Rogue Credit Union
- Type: Not-for-profit
- Industry: Banking and Finance
- Founded: 1956
- Headquarters: Medford, Oregon, United States
- Area served: Coos County, Oregon; Del Norte County, California; Curry County, Oregon; Douglas County, Oregon; Jackson County, Oregon; Josephine County, Oregon; Klamath County, Oregon; Malheur County, Oregon; Payette County, Idaho;
- Key people: Matt Stephenson (CEO)
- Services: Financial services · Retail banking · Online banking · Mobile banking · Investment services
- Total assets: US$3.33 billion (September 2023)
- Website: www.roguecu.org

= Rogue Credit Union =

Rogue Credit Union, formerly Rogue Federal Credit Union, is an American Oregon State chartered credit union and financial holding company headquartered in Medford, Oregon, United States. As of 2022, the credit union's assets are US$3.70 billion. Rogue Credit Union's branch network serves Southwest Oregon counties of Coos, Curry, Douglas, Jackson, Josephine, Malheur and Klamath County, as well as Payette County in Idaho and Del Norte County, California.

== History ==
Rogue Credit Union was founded as Jackson County Teachers Federal Credit Union (JCTFCU) in 1956 by 10 Southern Oregon teachers. Membership was originally open to public school employees in Jackson County, employees of the credit union, members of their immediate families, and organizations to which these people belonged.

Jackson County Teachers Federal Credit Union changes its name to Jackson Public Service Federal Credit Union expanding membership for city, county, state, and school employees. The name was changed to Rogue Federal Credit Union following a merger in 1982 which also added federal employees to eligibility. Later In 1977, the credit union began offering checking accounts and expanded its charter as a community based credit union.

In 2000, Rogue Credit Union had 32,000 members and US$185 million in assets, and was approved in 2001 by the National Credit Union Administration to expand their branch network into Josephine and Klamath County.

Rogue Credit Union purchased and assumed Chetco Federal Credit Union in 2012 from the National Credit Union Administration, acquiring branches in Curry, Coos County, Oregon and Del Norte County, California, with a total combined membership of 71,000 members and US$809 million in assets. In 2021, a merger with Malheur Federal Credit Union brought Rogue Credit Union into Eastern Oregon and Western Idaho.

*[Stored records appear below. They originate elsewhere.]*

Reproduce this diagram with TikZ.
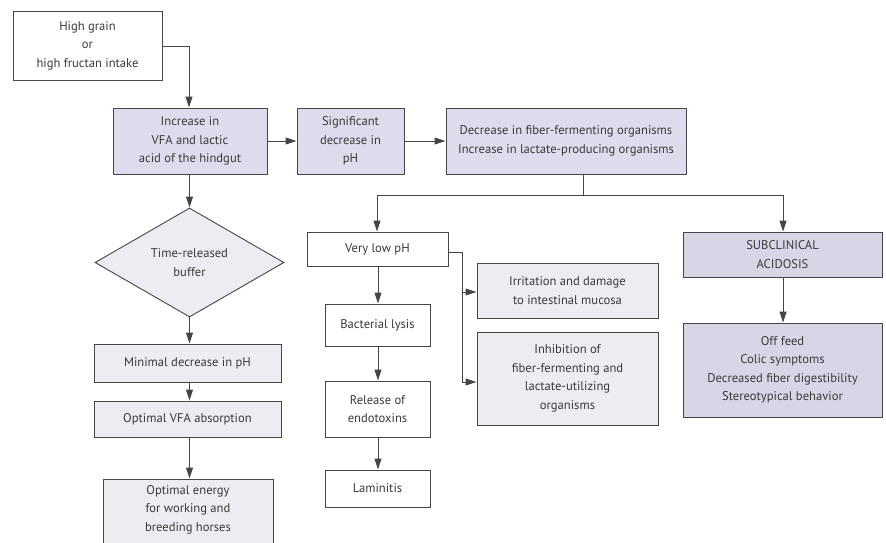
\documentclass[tikz,border=0pt]{standalone}
\usepackage{fontspec}
\setmainfont{PT Sans}
\usetikzlibrary{arrows.meta,shapes.geometric}
\definecolor{lav}{HTML}{DCDCEC}
\definecolor{lavd}{HTML}{D6D6E7}
\definecolor{lgray}{HTML}{ECECF2}
\definecolor{edge}{HTML}{454545}
\definecolor{txt}{HTML}{3A3A3A}
\tikzset{
  box/.style={draw=edge, line width=0.9pt, align=center, inner sep=0pt,
    font=\fontsize{12.6}{18.5}\selectfont, text=txt},
  conn/.style={draw=edge, line width=1pt, -{Triangle[length=11pt,width=7pt]}},
  plain/.style={draw=edge, line width=1pt},
}
\begin{document}
\begin{tikzpicture}[x=1pt,y=-1pt]
\useasboundingbox (0,0) rectangle (886,543);
\clip (0,0) rectangle (886,543);
\newcommand{\nbox}[7]{% name, x1,y1,x2,y2, fill, text
  \node[box, fill=#6, minimum width={(#4)-(#2)}, minimum height={(#5)-(#3)}] (#1) at ({((#2)+(#4))/2},{((#3)+(#5))/2}) {#7};
}
\nbox{hg}{13}{11}{162}{80}{white}{High grain\\or\\high fructan intake}
\nbox{vfa}{113}{108}{267}{174}{lav}{Increase in\\VFA and lactic\\acid of the hindgut}
\nbox{sig}{297}{108}{404}{174}{lav}{Significant\\decrease in\\pH}
\nbox{dec}{446}{108}{686}{174}{lav}{Decrease in fiber-fermenting organisms\\Increase in lactate-producing organisms}
\node[box, diamond, fill=lgray, minimum width=189pt, minimum height=109pt, aspect=1.73, inner sep=0pt] (tb) at (189.5,262.5) {Time-released\\buffer};
\nbox{min}{94}{344}{281}{382}{lgray}{Minimal decrease in pH}
\nbox{opt}{94}{401}{281}{437}{lgray}{Optimal VFA absorption}
\nbox{en}{103}{479}{273}{590}{lgray}{}
\node[box, draw=none, anchor=north] (ent) at (188,485) {Optimal energy\\for working and\\breeding horses};
\nbox{vlp}{307}{232}{448}{266}{white}{Very low pH}
\nbox{bl}{325}{304}{430}{346}{white}{Bacterial lysis}
\nbox{re}{325}{381}{430}{437}{white}{Release of\\endotoxins}
\nbox{lam}{325}{470}{430}{507}{white}{Laminitis}
\nbox{irr}{477}{263}{658}{318}{lgray}{Irritation and damage\\to intestinal mucosa}
\nbox{inh}{477}{332}{658}{425}{lgray}{Inhibition of\\fiber-fermenting and\\lactate-utilizing\\organisms}
\nbox{sub}{683}{232}{882}{277}{lavd}{SUBCLINICAL\\ACIDOSIS}
\nbox{off}{683}{323}{882}{417}{lavd}{Off feed\\Colic symptoms\\Decreased fiber digestibility\\Stereotypical behavior}
% connectors
\coordinate (hgc) at (189,47);
\draw[conn] (hg.east |- hgc) -| (vfa.north -| hgc);
\draw[conn] (vfa) -- (sig);
\draw[conn] (sig) -- (dec);
\coordinate (split) at (583,195);
\coordinate (lft) at (377,195);
\coordinate (rgt) at (783,195);
\draw[plain] (dec.south -| split) -- (split);
\draw[plain] (lft) -- (rgt);
\draw[conn] (lft) -- (vlp.north -| lft);
\draw[conn] (rgt) -- (sub.north -| rgt);
\draw[conn] (vfa.south -| tb.north) -- (tb.north);
\draw[conn] (tb.south) -- (min.north -| tb.south);
\draw[conn] (min.south -| tb.south) -- (opt.north -| tb.south);
\draw[conn] (opt.south -| tb.south) -- (en.north -| tb.south);
\coordinate (bx) at (378,0);
\draw[conn] (vlp.south -| bx) -- (bl.north -| bx);
\draw[conn] (bl.south -| bx) -- (re.north -| bx);
\draw[conn] (re.south -| bx) -- (lam.north -| bx);
\coordinate (br) at (462,252);
\coordinate (brb) at (462,382);
\coordinate (bri) at (462,292);
\draw[plain] (vlp.east |- br) -- (br) -- (brb);
\draw[conn] (bri) -- (irr.west |- bri);
\draw[conn] (brb) -- (inh.west |- brb);
\draw[conn] (sub.south -| rgt) -- (off.north -| rgt);
\end{tikzpicture}
\end{document}
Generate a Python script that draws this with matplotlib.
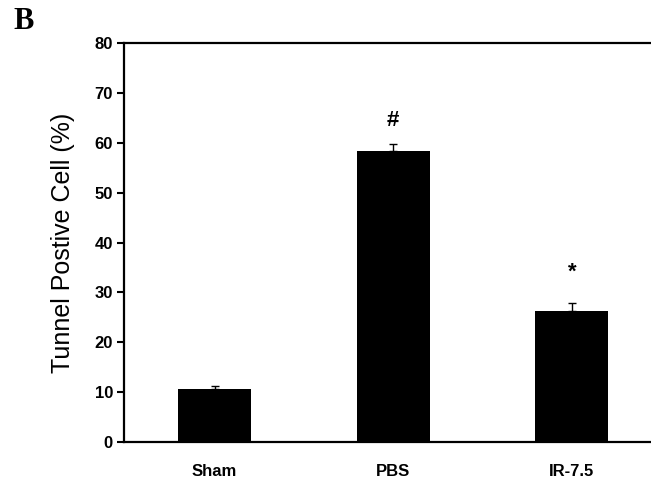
import matplotlib
matplotlib.use("Agg")
import matplotlib.pyplot as plt

# Tunnel positive cells per group
groups = ["Sham", "PBS", "IR-7.5"]
means = [10.6, 58.4, 26.3]
errors = [0.7, 1.3, 1.5]
marks = ["", "#", "*"]
mark_y = [0, 64.5, 34.0]

fig = plt.figure(figsize=(6.51, 4.86), dpi=100)
ax = fig.add_axes([0.1905, 0.0905, 0.8095, 0.821])

x = range(1, len(groups) + 1)
ax.bar(x, means, width=0.41, color="black", zorder=2)
ax.errorbar(x, means, yerr=[[0] * len(errors), errors], fmt="none",
            ecolor="black", elinewidth=1, capsize=3, capthick=1, zorder=1)

for xi, m, my in zip(x, marks, mark_y):
    if m:
        ax.text(xi, my, m, ha="center", va="center", fontsize=16,
                fontweight="bold", family="Liberation Sans")

ax.set_xlim(0.493, 3.443)
ax.set_ylim(0, 80)
ax.set_yticks(range(0, 81, 10))
ax.set_xticks(list(x))
ax.set_xticklabels(groups, fontsize=12, fontweight="bold", family="Liberation Sans")
for lab in ax.get_yticklabels():
    lab.set_fontweight("bold")
    lab.set_family("Liberation Sans")
    lab.set_fontsize(12)
ax.tick_params(axis="x", length=0, pad=16)
ax.tick_params(axis="y", length=5, width=1.5, pad=3)

for side in ["left", "bottom", "top"]:
    ax.spines[side].set_linewidth(1.6)
ax.spines["right"].set_visible(False)

ax.set_ylabel("Tunnel Postive Cell (%)", fontsize=18, family="Liberation Sans", labelpad=14)

fig.text(0.02, 0.955, "B", fontsize=22, fontweight="bold", family="Liberation Serif",
         va="center", ha="left")

fig.savefig("out.png", dpi=100)
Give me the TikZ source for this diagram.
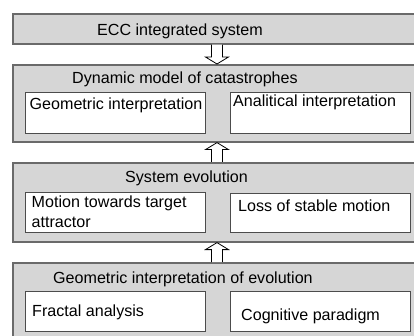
\documentclass[tikz,border=0pt]{standalone}
\usepackage{fontspec}
\setmainfont{Liberation Sans}
\usepackage{xcolor}
\usetikzlibrary{positioning,calc}
\definecolor{panelG}{HTML}{D6D6D6}
\definecolor{edgeG}{HTML}{6A6A6A}
\begin{document}
\begin{tikzpicture}[x=1pt, y=1pt,
  every node/.style={font=\fontsize{16.1}{20}\selectfont},
  panel/.style={rectangle, draw=edgeG, line width=1.6pt, fill=panelG, anchor=north west,
              minimum width=440, inner sep=0pt},
  cell/.style={rectangle, draw=black!70, line width=1.1pt, fill=white, anchor=north west,
              minimum width=180, minimum height=40, inner sep=0pt},
  lbl/.style={anchor=base west, inner sep=0pt, align=left},
  blockarr/.style={draw=black, fill=white, line width=0.8pt,
    to path={let \p1=(\tikztostart), \p2=(\tikztotarget), \n1={7*sign(\y1-\y2)} in
      (\x2-5.5pt,\y1) -- (\x2-5.5pt,\y2+\n1) -- (\x2-11.5pt,\y2+\n1) -- (\x2,\y2)
      -- (\x2+11.5pt,\y2+\n1) -- (\x2+5.5pt,\y2+\n1) -- (\x2+5.5pt,\y1)}}
]
  \path[use as bounding box, fill=white] (0,0) rectangle (414,-336);
  \clip (0,0) rectangle (414,-336);
  % ---- outer panels ----
  \node[panel, minimum height=30] (ecc) at (12,-13) {};
  \node[panel, minimum height=77] (dyn) at (12,-64) {};
  \node[panel, minimum height=79] (evo) at (12,-162) {};
  \node[panel, minimum height=90] (geo) at (12,-262) {};
  \node[lbl] (ecct) at (97,-36) {ECC integrated system};
  \node[lbl] (dynt) at (72,-84) {Dynamic model of catastrophes};
  \node[lbl] (evot) at (125,-183) {System evolution};
  \node[lbl] (geot) at (53,-283) {Geometric interpretation of evolution};
  % ---- inner cells ----
  \node[cell, minimum height=41] (geoint) at (25,-92) {};
  \node[cell, minimum height=41] (anaint) at (230,-92) {};
  \node[cell] (motion) at (25,-192) {};
  \node[cell, minimum height=39] (loss) at (230,-193) {};
  \node[cell] (fract) at (25,-291) {};
  \node[cell] (cogn) at (230,-291) {};
  \node[lbl] at (29.5,-110) (geointt) {Geometric interpretation};
  \node[lbl] at (233,-107) (anaintt) {Analitical interpretation};
  \node[anchor=north west, inner sep=0pt, align=left] at (31.5,-195.5) (motiont) {Motion towards target\\attractor};
  \node[lbl] at (238,-211.5) (losst) {Loss of stable motion};
  \node[lbl] at (32,-316.5) (fractt) {Fractal analysis};
  \node[lbl] at (241,-320) (cognt) {Cognitive paradigm};
  % ---- block arrows ----
  \coordinate (ax) at (217,0);
  \draw[blockarr] (ecc.south -| ax) to (dyn.north -| ax);
  \draw[blockarr] (evo.north -| ax) to (dyn.south -| ax);
  \draw[blockarr] (geo.north -| ax) to (evo.south -| ax);
\end{tikzpicture}
\end{document}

After the mass shooting at Umpqua Community College in Roseburg, Oregon, Rogue Credit Union raised funds to support the victims in the shooting, and planned on giving up to $7,500 to them.

In January 2016, Gene Pelham, CEO of Rogue Credit Union 2007-2022, began a three-year term on the Federal Reserve System's Twelfth District Community Depository Institutions Advisory Council in San Francisco, California. The council meets twice a year, submitting input to senior Federal Reserve Bank management on different bank and economic conditions and policies.

The credit union reached US$1.137 billion in assets in April 2016, a milestone in the company's history. Circa 85 percent, or $860.4 million, of the credit union assets, is presently tied up in loans and $154 million is invested in government-backed bonds and securities. Gene Pelham, said that his organization's growth rate is "among the top five credit unions in the country."

In 2022, former Executive Vice President Matt Stephenson became Rogue Credit Union's new president/CEO. He is the 5th CEO in the credit unions history.